Dentro da crítica do autor, as redes sociais (ele cita muito o MySpace, que nos EUA é popular como o Orkut aqui) são “santuários para o culto da autotransmissão” e “repositório de nossos desejos e identidades individuais”. Parece exagero, mas quando ele trata deste tema, ele tem certa razão. Se a mídia antiga está ameaçada de extinção, quem tomará seu lugar? (e aqui reflexões sobre o fim da exigência do diploma de jornalista no Brasil e questões como o sigilo das fontes nos vêm inevitavelmente à mente)
Diariamente eu recebo pedidos de novos blogueiros interessados em ingressar num dos projetos que eu coordeno e na triagem que faço eu noto que está se reduzindo o número de editores de blog têm noção da importância da ética quando à autoria dos textos, da responsabilidade que um escritor tem com seus leitores, da importância do relacionamento honesto e colaborativo com seus pares. Cheguei a receber uma proposta que garantia que seu conteúdo era perfeito para compor a rede de blogs femininos e, ao entrar no blog, percebi que tinha cópia integral e descarada de textos do portal que reúne os blogs – e claro, sem qualquer menção aos autores ou links para o site “referenciado”.

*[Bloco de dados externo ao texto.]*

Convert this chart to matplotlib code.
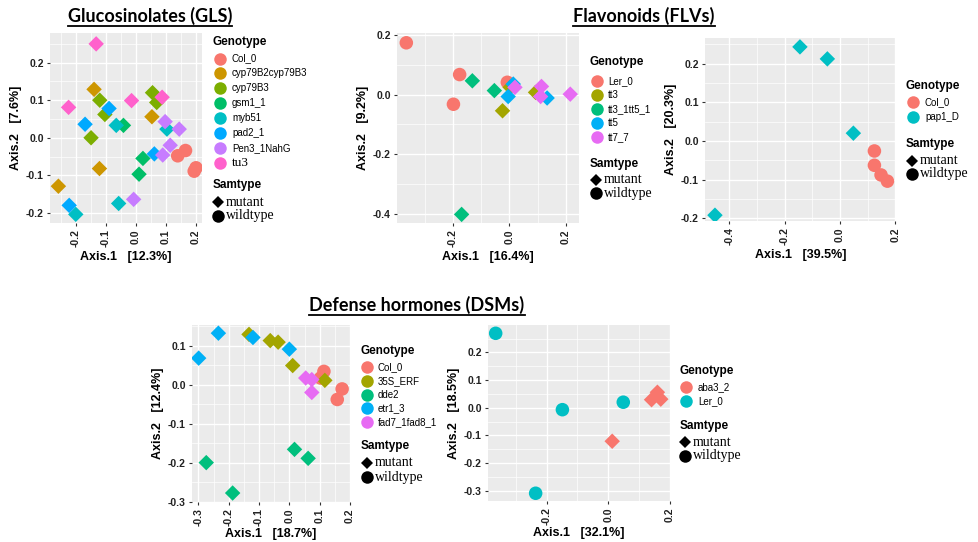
import matplotlib
matplotlib.use("Agg")
import matplotlib.pyplot as plt
from matplotlib.lines import Line2D
import numpy as np

W, H = 979, 542

# ---------------- DATA ----------------
# Glucosinolates (GLS)
gls_genotypes = ["Col_0", "cyp79B2cyp79B3", "cyp79B3", "gsm1_1", "myb51", "pad2_1", "Pen3_1NahG", "tu3"]
gls_colors = ["#F8766D", "#CD9600", "#7CAE00", "#00BE67", "#00BFC4", "#00A9FF", "#C77CFF", "#FF61CC"]
gls_x = {
    "Col_0": [0.139, 0.165, 0.194, 0.200],
    "cyp79B2cyp79B3": [-0.140, 0.053, -0.122, -0.259],
    "cyp79B3": [-0.121, -0.104, -0.150, 0.055, 0.069],
    "gsm1_1": [-0.042, 0.023, 0.010],
    "myb51": [-0.066, 0.103, -0.058, -0.201],
    "pad2_1": [-0.090, -0.170, 0.061, -0.223],
    "Pen3_1NahG": [0.097, 0.144, 0.114, 0.089, -0.008],
    "tu3": [-0.133, -0.225, -0.015, 0.087],
}
gls_y = {
    "Col_0": [-0.048, -0.034, -0.089, -0.080],
    "cyp79B2cyp79B3": [0.129, 0.056, -0.082, -0.129],
    "cyp79B3": [0.100, 0.062, 0.000, 0.120, 0.094],
    "gsm1_1": [0.033, -0.055, -0.097],
    "myb51": [0.033, 0.023, -0.175, -0.204],
    "pad2_1": [0.078, 0.036, -0.043, -0.180],
    "Pen3_1NahG": [0.043, 0.023, -0.020, -0.046, -0.164],
    "tu3": [0.250, 0.081, 0.099, 0.108],
}
gls_wild = ["Col_0"]

# Flavonoids (FLVs) - panel 1
flv1_genotypes = ["Ler_0", "tt3", "tt3_1tt5_1", "tt5", "tt7_7"]
flv1_colors = ["#F8766D", "#A3A500", "#00BF7D", "#00B0F6", "#E76BF3"]
flv1_x = {
    "Ler_0": [-0.365, -0.176, -0.198, -0.007],
    "tt3": [-0.024, 0.093, 0.003],
    "tt3_1tt5_1": [-0.131, -0.053, -0.169],
    "tt5": [-0.004, 0.014, 0.134],
    "tt7_7": [0.020, 0.114, 0.111, 0.216],
}
flv1_y = {
    "Ler_0": [0.175, 0.068, -0.032, 0.042],
    "tt3": [-0.054, 0.008, 0.025],
    "tt3_1tt5_1": [0.047, 0.014, -0.403],
    "tt5": [-0.006, 0.036, -0.011],
    "tt7_7": [0.025, 0.028, -0.006, 0.002],
}
flv1_wild = ["Ler_0"]

# Flavonoids (FLVs) - panel 2
flv2_genotypes = ["Col_0", "pap1_D"]
flv2_colors = ["#F8766D", "#00BFC4"]
flv2_x = {
    "Col_0": [0.124, 0.124, 0.148, 0.171],
    "pap1_D": [-0.145, -0.046, 0.048, -0.452],
}
flv2_y = {
    "Col_0": [-0.026, -0.063, -0.088, -0.104],
    "pap1_D": [0.243, 0.212, 0.020, -0.192],
}
flv2_wild = ["Col_0"]

# Defense hormones (DSMs) - panel 1
dsm1_genotypes = ["Col_0", "35S_ERF", "dde2", "etr1_3", "fad7_1fad8_1"]
dsm1_colors = ["#F8766D", "#A3A500", "#00BF7D", "#00B0F6", "#E76BF3"]
dsm1_x = {
    "Col_0": [0.114, 0.103, 0.174, 0.158],
    "35S_ERF": [-0.133, -0.063, -0.037, 0.011, 0.117],
    "dde2": [-0.274, -0.187, 0.017, 0.062],
    "etr1_3": [-0.299, -0.234, -0.120, 0.000],
    "fad7_1fad8_1": [0.054, 0.074, 0.074],
}
dsm1_y = {
    "Col_0": [0.034, 0.017, -0.011, -0.038],
    "35S_ERF": [0.129, 0.113, 0.109, 0.049, 0.011],
    "dde2": [-0.200, -0.278, -0.166, -0.189],
    "etr1_3": [0.068, 0.132, 0.121, 0.091],
    "fad7_1fad8_1": [0.017, 0.013, -0.020],
}
dsm1_wild = ["Col_0"]

# Defense hormones (DSMs) - panel 2
dsm2_genotypes = ["aba3_2", "Ler_0"]
dsm2_colors = ["#F8766D", "#00BFC4"]
dsm2_x = {
    "aba3_2": [0.013, 0.141, 0.160, 0.171],
    "Ler_0": [-0.366, -0.149, 0.049, -0.236],
}
dsm2_y = {
    "aba3_2": [-0.121, 0.029, 0.056, 0.031],
    "Ler_0": [0.269, -0.007, 0.020, -0.309],
}
dsm2_wild = ["Ler_0"]

samtypes = ["mutant", "wildtype"]

# ---------------- FIGURE ----------------
fig = plt.figure(figsize=(W / 100, H / 100), dpi=100)
fig.patch.set_facecolor("white")

def fx(x):
    return x / W

def fy(y):
    return 1 - y / H

def make_ax(x0, y0, x1, y1):
    return fig.add_axes([fx(x0), fy(y1), fx(x1) - fx(x0), (y1 - y0) / H])

SANS = ["Liberation Sans", "DejaVu Sans"]
SERIF = ["Liberation Serif", "DejaVu Serif"]

def style_ax(ax, xlim, ylim, xticks, yticks, xlab, ylab, xpad=3):
    ax.set_facecolor("#EBEBEB")
    ax.set_xlim(*xlim)
    ax.set_ylim(*ylim)
    ax.set_xticks(xticks)
    ax.set_yticks(yticks)
    ax.set_xticklabels([f"{t:.1f}" for t in xticks], rotation=90, fontsize=7.5,
                       fontweight="bold", color="#222222", family=SANS)
    ax.set_yticklabels([f"{t:.1f}" for t in yticks], fontsize=7.5,
                       fontweight="bold", color="#222222", family=SANS)
    xt = np.array(xticks)
    yt = np.array(yticks)
    dx = xt[1] - xt[0]
    dy = yt[1] - yt[0]
    minx = np.arange(xt[0] - dx / 2, xlim[1] + dx, dx)
    miny = np.arange(yt[0] - dy / 2, ylim[1] + dy, dy)
    ax.set_xticks(minx[(minx > xlim[0]) & (minx < xlim[1])], minor=True)
    ax.set_yticks(miny[(miny > ylim[0]) & (miny < ylim[1])], minor=True)
    ax.grid(True, which="major", color="white", linewidth=1.0)
    ax.grid(True, which="minor", color="white", linewidth=0.5)
    ax.set_axisbelow(True)
    for s in ax.spines.values():
        s.set_visible(False)
    ax.tick_params(which="major", length=2.5, color="#333333", pad=2)
    ax.tick_params(which="minor", length=0)
    ax.set_xlabel(xlab, fontsize=9, fontweight="bold", family=SANS, labelpad=xpad)
    ax.set_ylabel(ylab, fontsize=9, fontweight="bold", family=SANS, labelpad=3)

def plot_points(ax, genotypes, colors, xs, ys, wild):
    for g, c in zip(genotypes, colors):
        if g in wild:
            ax.scatter(xs[g], ys[g], s=95, marker="o", color=c, edgecolors="none", zorder=3)
        else:
            ax.scatter(xs[g], ys[g], s=62, marker="D", color=c, edgecolors="none", zorder=3)

def legend(x0, ytitle, key_x, key_y0, dy, lab_x, genotypes, colors, samt_y, mut_y, wild_y, skey_x, serif_labels=()):
    fig.text(fx(x0), fy(ytitle), "Genotype", fontsize=8.5, fontweight="bold",
             family=SANS, va="center", ha="left")
    for i, (g, c) in enumerate(zip(genotypes, colors)):
        yy = key_y0 + i * dy
        fig.add_artist(Line2D([fx(key_x)], [fy(yy)], marker="o", markersize=9,
                              color=c, markeredgewidth=0, transform=fig.transFigure))
        if g in serif_labels:
            fig.text(fx(lab_x), fy(yy), g, fontsize=9.5, family=SERIF, va="center", ha="left")
        else:
            fig.text(fx(lab_x), fy(yy), g, fontsize=7, family=SANS, va="center", ha="left")
    fig.text(fx(x0), fy(samt_y), "Samtype", fontsize=8.5, fontweight="bold",
             family=SANS, va="center", ha="left")
    fig.add_artist(Line2D([fx(skey_x)], [fy(mut_y)], marker="D", markersize=6.5,
                          color="black", markeredgewidth=0, transform=fig.transFigure))
    fig.add_artist(Line2D([fx(skey_x)], [fy(wild_y)], marker="o", markersize=9,
                          color="black", markeredgewidth=0, transform=fig.transFigure))
    fig.text(fx(skey_x + 8), fy(mut_y), samtypes[0], fontsize=10, family=SERIF, va="center", ha="left")
    fig.text(fx(skey_x + 8), fy(wild_y), samtypes[1], fontsize=10, family=SERIF, va="center", ha="left")

def title(xc, yc, txt):
    t = fig.text(fx(xc), fy(yc), txt, fontsize=13, fontweight="bold",
                 family=["Lato", "DejaVu Sans"], ha="center", va="center")
    fig.canvas.draw()
    bb = t.get_window_extent()
    fig.add_artist(Line2D([bb.x0 / W, bb.x1 / W], [(bb.y0 - 1) / H, (bb.y0 - 1) / H],
                          color="black", linewidth=1.3, transform=fig.transFigure))

# GLS panel
ax1 = make_ax(50, 33, 202, 223)
style_ax(ax1, (-0.287, 0.22), (-0.227, 0.279), [-0.2, -0.1, 0.0, 0.1, 0.2],
         [-0.2, -0.1, 0.0, 0.1, 0.2], "Axis.1   [12.3%]", "Axis.2   [7.6%]")
plot_points(ax1, gls_genotypes, gls_colors, gls_x, gls_y, gls_wild)
legend(213, 42, 220, 58.5, 14.9, 232, gls_genotypes, gls_colors, 185, 202, 216, 218,
       serif_labels=("tu3",))

# FLV panel 1
ax2 = make_ax(397, 33, 579, 223)
style_ax(ax2, (-0.398, 0.247), (-0.432, 0.208), [-0.2, 0.0, 0.2],
         [-0.4, -0.2, 0.0, 0.2], "Axis.1   [16.4%]", "Axis.2   [9.2%]")
plot_points(ax2, flv1_genotypes, flv1_colors, flv1_x, flv1_y, flv1_wild)
legend(590, 62, 597, 81, 14, 608, flv1_genotypes, flv1_colors, 164, 180, 193, 596)

# FLV panel 2
ax3 = make_ax(705, 38, 896, 221)
style_ax(ax3, (-0.488, 0.202), (-0.207, 0.266), [-0.4, -0.2, 0.0, 0.2],
         [-0.2, -0.1, 0.0, 0.1, 0.2], "Axis.1   [39.5%]", "Axis.2   [20.3%]")
plot_points(ax3, flv2_genotypes, flv2_colors, flv2_x, flv2_y, flv2_wild)
legend(906, 86, 913, 102, 14.5, 925, flv2_genotypes, flv2_colors, 144, 161, 174, 912)

# DSM panel 1
ax4 = make_ax(192, 325, 350, 502)
style_ax(ax4, (-0.321, 0.196), (-0.301, 0.153), [-0.3, -0.2, -0.1, 0.0, 0.1, 0.2],
         [-0.3, -0.2, -0.1, 0.0, 0.1], "Axis.1   [18.7%]", "Axis.2   [12.4%]", xpad=1)
plot_points(ax4, dsm1_genotypes, dsm1_colors, dsm1_x, dsm1_y, dsm1_wild)
legend(361, 351, 367, 367, 13.75, 378, dsm1_genotypes, dsm1_colors, 446, 463, 477, 367)

# DSM panel 2
ax5 = make_ax(488, 325, 670, 501)
style_ax(ax5, (-0.391, 0.201), (-0.337, 0.299), [-0.2, 0.0, 0.2],
         [-0.3, -0.2, -0.1, 0.0, 0.1, 0.2], "Axis.1   [32.1%]", "Axis.2   [18.5%]", xpad=1)
plot_points(ax5, dsm2_genotypes, dsm2_colors, dsm2_x, dsm2_y, dsm2_wild)
legend(680, 371, 686, 387, 14, 698, dsm2_genotypes, dsm2_colors, 426, 442, 456, 685)

# titles
title(150, 16, "Glucosinolates (GLS)")
title(644, 16, "Flavonoids (FLVs)")
title(417, 305, "Defense hormones (DSMs)")

fig.savefig("out.png", dpi=100, facecolor="white")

Imagem de Alessandra Oliveira
Imagem de Alessandra Oliveira
O futuro parece desolador. Para quem não sucumbir à depressão desta realidade mostrada por Keen no qual a música (quiçá boa parte da indústria do entretenimento) será “um atrativo gratuito para vender outras coisas” – porque com a pirataria digital, explica o autor, não há mais investimento das gravadoras e grandes estúdios em novos nomes e consequentemente a qualidade artística poderá decair -, há soluções.
Uma delas, que considero uma cruzada interessante (e apóio), mas na qual também noto “toques de Dom Quixote”, é a luta pela proteção aos direitos autorais. Neste ponto – defendido com detalhes históricos no capítulo O Dia em que a música morreu [lado B] – tive dúvidas imensas sobre a capacidade que nossa sociedade atual tem de criar diques que consigam resistir às tempestades da web 2.0 e às enchentes de novos usuários que não estão dispostos a pagar para ouvir música, ver filmes e seriados ou ler livros.
Fato é que não podemos mais olhar para o lado e fingir que não vemos esta realidade que está à nossa frente. É momento de pensar coletivamente como podemos “canalizar a revolução da web 2.0 de maneira construtiva, de modo que ela enriqueça ao invés de matar nossa economia, cultura e valores”. E neste ponto recomendo O culto ao amador como ponto de partida para uma reflexão profunda e colaborativa sobre o momento que vivemos.
[Parte desta discussão foi tema do Digital Age 2008 e na época fiz um post sobre a palestra do professor Lawrence Lessig, fundador e idealizador da Creative Commons.]
P.S. Devo deixar claro que por não ser estadunidense não concordo com parte do discurso de Keen, segundo o qual é preciso “reformar, não revolucionar, uma economia de informação e entretenimento que, ao longo dos últimos 200 anos, reforçou valores americanos e fez da nossa cultura a inveja do mundo”. Embora eu respeite e consuma cultura dos EUA, não consigo concordar – prefiro considerar que nossa cultura (a brasileira) é uma das que faz inveja ao mundo – mas este papo fica para outro post!